Out there, it’s surging, it’s hot and there are a lot of languages in the air, Spanish, German, French, and English accents from England and America and probably a lot more I haven’t spotted yet – I might not recognise Czech. This is living in a popular tourist destination and warm to boot, it’s the early hours and I’m too hot sitting here. In the day I head for the shade, I never walk in the sun if I don’t have to, zigzagging in the streets as I wind my way to the record store. It depends on the time of day where the shade lies and I’m constantly crossing the road to find the dark side – Mwaahaha!
I picked up my copy of the new Blonde Redhead album today, Sit Down for Dinner (2023). It’s been a while since they made a record, their last album Barragán was released in 2014. I saw them once in Stockholm and have most of their albums, they are an intriguing art rock band with Japanese singer Kazu Makino on lead vocals and instruments and Italian twin brothers Amedeo and Simone Pace on the other instruments, forming in the New York underground scene in the early nineties. A fascinating band, it’s well worth exploring their ten albums.
I also picked up three ridiculously low-priced brand-new Cat Power CDs, Moon Pix (1998), Sun (2012), and Covers (2022).
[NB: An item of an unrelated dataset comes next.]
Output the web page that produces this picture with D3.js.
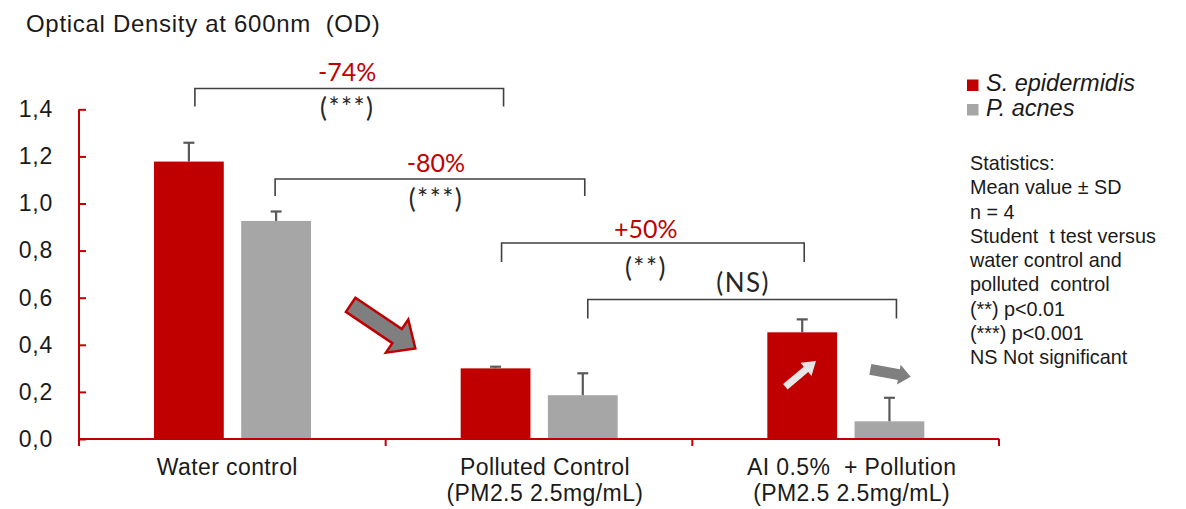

Also, The Orange Juice by, you guessed it, their third and final album from 1984. Not in the ridiculously cheap section but in the ‘oh my, how can this amazing CD be so inexpensive’ section, I picked up Holger Czukay’s Movies (1979).
Olivia was out at a Portuguese lesson, Olivia’s mum was at the art museum and the plan was to meet back at the ranch for Olivia’s mamma’s last night in town. Olivia and I met at Chico’s second-hand record store where I bought a great condition second-hand copy of Bob Dylan’s Bootleg Series Vol. 14, the double, More Blood, More Tracks (2018).
Music today has been none of these things, they all go into the library and are then plucked out through the years, today it was Engineers – Always Returning (2014). It was their fourth album and first to feature Mark Peters on vocals instead of Simon Phipps – read all about it on Wikipedia. It’s a moody, shoegazery, mellow, soft electronic, piano, and guitar album with inviting rhythms and a dreamy production – and lovely melodic songs, plus it comes with an instrumental disc. Highly recommended, if you like this kind of thing.